-- WORKING DATA --
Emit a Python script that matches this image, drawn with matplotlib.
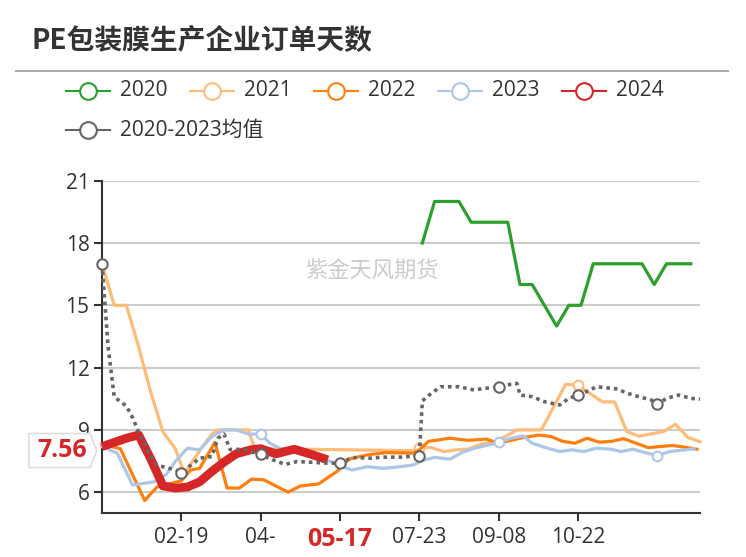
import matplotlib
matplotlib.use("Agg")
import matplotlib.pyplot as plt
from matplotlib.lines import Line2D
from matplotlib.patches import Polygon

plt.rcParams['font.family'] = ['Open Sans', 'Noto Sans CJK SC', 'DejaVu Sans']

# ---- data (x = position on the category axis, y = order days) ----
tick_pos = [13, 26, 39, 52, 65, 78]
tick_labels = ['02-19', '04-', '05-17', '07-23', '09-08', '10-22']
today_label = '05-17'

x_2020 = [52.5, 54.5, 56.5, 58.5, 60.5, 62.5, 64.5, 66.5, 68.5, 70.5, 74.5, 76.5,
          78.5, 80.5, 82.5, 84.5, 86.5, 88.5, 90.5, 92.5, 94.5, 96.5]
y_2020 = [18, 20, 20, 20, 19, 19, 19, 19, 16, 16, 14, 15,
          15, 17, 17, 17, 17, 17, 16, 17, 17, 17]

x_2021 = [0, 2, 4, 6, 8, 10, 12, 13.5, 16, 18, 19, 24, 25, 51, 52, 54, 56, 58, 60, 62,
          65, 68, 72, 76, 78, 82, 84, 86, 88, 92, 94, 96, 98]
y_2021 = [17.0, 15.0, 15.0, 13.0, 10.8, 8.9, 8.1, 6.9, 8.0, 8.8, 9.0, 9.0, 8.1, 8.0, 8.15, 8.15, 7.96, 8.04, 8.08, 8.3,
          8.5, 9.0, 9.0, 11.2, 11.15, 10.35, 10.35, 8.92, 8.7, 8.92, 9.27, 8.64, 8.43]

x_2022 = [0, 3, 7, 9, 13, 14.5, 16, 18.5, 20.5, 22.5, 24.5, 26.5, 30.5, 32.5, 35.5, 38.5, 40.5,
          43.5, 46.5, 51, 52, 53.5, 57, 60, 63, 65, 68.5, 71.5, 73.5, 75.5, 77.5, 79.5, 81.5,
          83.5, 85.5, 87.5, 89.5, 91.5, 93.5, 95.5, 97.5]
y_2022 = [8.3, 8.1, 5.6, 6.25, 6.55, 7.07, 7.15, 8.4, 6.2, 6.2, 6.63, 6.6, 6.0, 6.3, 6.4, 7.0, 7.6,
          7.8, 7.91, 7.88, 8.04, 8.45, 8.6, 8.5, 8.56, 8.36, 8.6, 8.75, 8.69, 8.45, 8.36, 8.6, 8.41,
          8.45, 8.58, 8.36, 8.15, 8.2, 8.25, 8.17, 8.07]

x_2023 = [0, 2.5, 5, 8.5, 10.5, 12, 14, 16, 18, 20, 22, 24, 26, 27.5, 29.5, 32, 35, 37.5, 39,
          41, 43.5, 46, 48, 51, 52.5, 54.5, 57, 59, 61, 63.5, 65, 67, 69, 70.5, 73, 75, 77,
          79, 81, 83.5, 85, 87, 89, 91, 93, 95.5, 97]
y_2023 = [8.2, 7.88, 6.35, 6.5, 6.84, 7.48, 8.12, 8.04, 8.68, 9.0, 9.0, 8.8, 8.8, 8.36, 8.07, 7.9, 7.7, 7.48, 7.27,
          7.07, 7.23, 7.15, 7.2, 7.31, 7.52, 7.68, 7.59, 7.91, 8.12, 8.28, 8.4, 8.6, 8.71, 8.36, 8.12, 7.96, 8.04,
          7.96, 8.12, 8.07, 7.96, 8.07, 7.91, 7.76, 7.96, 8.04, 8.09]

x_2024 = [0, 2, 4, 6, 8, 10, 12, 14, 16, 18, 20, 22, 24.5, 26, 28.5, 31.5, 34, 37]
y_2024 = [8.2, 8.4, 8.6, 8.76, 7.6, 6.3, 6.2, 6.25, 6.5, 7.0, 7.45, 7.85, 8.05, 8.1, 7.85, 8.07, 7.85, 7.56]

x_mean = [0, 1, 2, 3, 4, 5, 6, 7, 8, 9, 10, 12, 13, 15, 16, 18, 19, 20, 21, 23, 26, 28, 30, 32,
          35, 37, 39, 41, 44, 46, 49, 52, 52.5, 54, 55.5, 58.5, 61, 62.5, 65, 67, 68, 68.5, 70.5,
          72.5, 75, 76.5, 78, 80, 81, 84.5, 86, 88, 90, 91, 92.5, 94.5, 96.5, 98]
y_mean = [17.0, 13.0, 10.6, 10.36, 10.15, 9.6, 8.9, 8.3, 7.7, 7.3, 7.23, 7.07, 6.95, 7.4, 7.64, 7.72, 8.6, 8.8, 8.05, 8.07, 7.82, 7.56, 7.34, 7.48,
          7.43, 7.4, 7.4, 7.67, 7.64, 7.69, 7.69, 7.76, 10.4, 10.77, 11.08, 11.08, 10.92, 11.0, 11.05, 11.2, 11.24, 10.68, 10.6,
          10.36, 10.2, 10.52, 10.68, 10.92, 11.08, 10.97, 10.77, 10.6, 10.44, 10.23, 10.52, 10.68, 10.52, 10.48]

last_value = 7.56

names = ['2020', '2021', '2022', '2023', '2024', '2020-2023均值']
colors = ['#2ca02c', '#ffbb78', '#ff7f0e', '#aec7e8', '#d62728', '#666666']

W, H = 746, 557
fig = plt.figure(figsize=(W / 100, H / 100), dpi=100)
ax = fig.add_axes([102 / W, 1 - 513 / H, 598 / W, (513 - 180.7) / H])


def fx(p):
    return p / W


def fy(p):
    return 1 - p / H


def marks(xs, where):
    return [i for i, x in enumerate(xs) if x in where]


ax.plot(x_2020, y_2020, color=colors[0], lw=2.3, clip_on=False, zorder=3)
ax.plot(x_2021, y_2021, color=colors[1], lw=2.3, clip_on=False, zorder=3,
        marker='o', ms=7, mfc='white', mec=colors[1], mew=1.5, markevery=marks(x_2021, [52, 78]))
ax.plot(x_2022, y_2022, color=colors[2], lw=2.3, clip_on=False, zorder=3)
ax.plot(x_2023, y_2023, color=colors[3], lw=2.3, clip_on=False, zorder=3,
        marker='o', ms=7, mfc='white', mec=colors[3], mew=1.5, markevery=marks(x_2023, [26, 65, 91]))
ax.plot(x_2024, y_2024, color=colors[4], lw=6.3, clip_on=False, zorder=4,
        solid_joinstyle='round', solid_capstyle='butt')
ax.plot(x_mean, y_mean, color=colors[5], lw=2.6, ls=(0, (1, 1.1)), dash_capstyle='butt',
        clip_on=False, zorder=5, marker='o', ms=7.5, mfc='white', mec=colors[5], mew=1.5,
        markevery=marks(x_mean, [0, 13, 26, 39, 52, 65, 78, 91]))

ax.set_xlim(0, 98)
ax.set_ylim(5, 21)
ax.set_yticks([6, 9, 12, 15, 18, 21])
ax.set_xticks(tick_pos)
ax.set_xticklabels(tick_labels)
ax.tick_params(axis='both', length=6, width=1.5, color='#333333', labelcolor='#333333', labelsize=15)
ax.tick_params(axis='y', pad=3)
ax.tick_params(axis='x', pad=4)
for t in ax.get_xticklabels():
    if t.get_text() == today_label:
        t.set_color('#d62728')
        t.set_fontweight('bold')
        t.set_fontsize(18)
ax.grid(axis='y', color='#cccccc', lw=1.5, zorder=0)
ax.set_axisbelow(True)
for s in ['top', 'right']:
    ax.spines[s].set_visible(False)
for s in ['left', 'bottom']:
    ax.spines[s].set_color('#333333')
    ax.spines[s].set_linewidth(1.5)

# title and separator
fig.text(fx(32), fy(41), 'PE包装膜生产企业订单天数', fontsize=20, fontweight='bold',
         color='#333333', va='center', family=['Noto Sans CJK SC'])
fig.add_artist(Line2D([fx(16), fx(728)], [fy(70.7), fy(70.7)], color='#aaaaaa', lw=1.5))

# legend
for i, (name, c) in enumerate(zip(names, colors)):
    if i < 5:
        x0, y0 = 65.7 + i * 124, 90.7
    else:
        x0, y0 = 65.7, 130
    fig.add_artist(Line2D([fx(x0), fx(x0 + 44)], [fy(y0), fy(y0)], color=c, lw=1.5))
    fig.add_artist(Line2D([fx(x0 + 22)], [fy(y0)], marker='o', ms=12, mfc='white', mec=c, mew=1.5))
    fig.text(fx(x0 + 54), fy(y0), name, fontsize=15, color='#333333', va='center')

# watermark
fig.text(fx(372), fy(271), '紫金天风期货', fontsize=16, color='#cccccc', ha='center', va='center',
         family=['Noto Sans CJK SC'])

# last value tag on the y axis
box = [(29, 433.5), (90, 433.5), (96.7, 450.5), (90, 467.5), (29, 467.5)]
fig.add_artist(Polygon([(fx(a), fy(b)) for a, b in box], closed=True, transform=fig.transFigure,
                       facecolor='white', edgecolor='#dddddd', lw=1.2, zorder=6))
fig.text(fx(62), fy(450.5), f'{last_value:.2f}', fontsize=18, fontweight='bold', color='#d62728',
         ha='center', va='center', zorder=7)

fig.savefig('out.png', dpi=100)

==

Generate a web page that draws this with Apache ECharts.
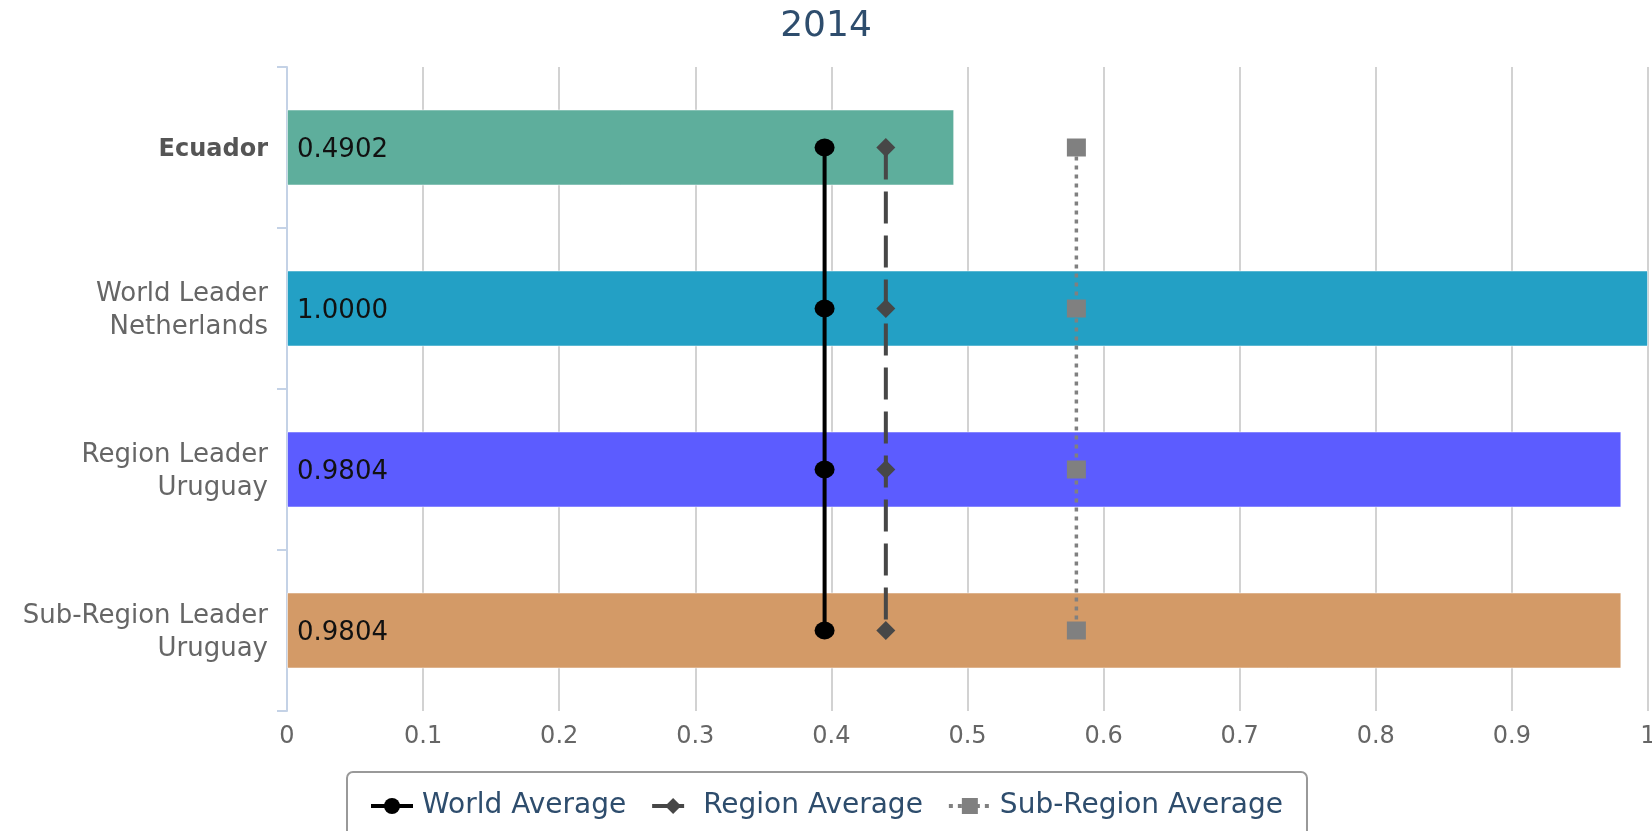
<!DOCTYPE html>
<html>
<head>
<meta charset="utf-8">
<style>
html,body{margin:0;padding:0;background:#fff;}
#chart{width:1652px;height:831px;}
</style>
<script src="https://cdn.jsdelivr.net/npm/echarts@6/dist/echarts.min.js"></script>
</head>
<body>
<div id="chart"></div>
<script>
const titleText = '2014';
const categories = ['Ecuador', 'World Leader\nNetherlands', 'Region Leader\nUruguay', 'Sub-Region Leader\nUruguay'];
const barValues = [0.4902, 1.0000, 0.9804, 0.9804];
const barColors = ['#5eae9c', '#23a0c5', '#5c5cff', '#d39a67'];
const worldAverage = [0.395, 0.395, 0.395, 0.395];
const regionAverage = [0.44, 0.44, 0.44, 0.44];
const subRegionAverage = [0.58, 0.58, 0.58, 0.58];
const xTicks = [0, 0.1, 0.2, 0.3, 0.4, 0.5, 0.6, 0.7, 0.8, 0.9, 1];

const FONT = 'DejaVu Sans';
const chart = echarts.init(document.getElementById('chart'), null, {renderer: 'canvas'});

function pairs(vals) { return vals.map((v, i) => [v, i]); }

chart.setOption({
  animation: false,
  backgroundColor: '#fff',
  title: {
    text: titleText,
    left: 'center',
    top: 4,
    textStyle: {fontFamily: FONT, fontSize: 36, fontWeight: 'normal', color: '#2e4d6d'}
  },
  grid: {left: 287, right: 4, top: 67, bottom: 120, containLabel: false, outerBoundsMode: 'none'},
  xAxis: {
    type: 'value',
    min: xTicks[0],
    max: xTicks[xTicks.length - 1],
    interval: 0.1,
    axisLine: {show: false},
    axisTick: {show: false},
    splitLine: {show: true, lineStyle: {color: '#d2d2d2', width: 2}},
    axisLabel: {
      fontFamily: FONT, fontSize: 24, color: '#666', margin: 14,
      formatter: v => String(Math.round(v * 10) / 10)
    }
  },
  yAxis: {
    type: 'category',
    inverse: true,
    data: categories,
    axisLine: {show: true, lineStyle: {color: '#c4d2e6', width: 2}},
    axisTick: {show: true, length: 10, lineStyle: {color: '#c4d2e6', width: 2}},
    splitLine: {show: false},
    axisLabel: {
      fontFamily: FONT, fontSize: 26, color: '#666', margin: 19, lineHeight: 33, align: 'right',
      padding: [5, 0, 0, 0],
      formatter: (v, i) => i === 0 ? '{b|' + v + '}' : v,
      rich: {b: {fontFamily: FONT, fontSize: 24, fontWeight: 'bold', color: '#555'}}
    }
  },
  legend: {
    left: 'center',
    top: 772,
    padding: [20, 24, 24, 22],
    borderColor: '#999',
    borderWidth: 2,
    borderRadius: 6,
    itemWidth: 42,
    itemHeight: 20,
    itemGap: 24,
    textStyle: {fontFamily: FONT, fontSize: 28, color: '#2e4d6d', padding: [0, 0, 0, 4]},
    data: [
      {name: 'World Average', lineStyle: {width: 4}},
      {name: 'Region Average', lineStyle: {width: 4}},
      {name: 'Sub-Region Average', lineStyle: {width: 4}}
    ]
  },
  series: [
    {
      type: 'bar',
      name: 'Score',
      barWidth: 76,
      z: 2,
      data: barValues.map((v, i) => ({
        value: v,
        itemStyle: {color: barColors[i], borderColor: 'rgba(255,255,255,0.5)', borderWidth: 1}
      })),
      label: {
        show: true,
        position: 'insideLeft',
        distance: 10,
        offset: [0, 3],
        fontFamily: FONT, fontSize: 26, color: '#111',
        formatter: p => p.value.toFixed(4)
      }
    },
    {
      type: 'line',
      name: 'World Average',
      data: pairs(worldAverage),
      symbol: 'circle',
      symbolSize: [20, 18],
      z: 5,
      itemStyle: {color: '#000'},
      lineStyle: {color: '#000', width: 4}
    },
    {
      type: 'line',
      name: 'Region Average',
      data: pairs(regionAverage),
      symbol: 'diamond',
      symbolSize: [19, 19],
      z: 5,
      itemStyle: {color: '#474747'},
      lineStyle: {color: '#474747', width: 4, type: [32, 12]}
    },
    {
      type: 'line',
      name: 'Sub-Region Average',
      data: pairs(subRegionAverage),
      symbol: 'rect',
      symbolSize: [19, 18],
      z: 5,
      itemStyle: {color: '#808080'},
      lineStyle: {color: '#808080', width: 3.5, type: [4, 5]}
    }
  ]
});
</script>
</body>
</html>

---

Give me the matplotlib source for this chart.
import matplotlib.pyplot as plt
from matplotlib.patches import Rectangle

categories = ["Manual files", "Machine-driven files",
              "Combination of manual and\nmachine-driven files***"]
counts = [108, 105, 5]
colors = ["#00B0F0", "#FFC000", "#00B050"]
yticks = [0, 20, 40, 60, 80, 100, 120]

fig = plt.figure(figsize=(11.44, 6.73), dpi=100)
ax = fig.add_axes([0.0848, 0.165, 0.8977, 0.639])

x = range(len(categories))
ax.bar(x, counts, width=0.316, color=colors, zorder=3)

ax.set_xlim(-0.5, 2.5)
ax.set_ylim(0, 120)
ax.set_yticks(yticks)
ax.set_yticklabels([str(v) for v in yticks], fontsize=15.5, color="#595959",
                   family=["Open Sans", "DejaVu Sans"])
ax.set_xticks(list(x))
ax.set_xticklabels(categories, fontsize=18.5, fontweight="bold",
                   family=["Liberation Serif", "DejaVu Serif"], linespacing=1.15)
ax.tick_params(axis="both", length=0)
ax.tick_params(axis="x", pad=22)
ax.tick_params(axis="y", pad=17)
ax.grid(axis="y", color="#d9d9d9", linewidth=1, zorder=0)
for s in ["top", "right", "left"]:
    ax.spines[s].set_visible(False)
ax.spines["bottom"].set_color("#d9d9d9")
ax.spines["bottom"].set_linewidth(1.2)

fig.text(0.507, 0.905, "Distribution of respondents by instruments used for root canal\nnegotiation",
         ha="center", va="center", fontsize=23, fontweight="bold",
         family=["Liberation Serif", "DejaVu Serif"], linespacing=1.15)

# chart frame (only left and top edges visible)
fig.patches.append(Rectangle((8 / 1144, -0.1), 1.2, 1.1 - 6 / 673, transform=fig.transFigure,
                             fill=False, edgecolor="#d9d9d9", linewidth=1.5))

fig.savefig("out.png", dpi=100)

-- REQUEST --
From the data above, show each line that contains "with".

-- EXERCISE OUTPUT --
Emit a Python script that matches this image, drawn with matplotlib.
Generate a web page that draws this with Apache ECharts.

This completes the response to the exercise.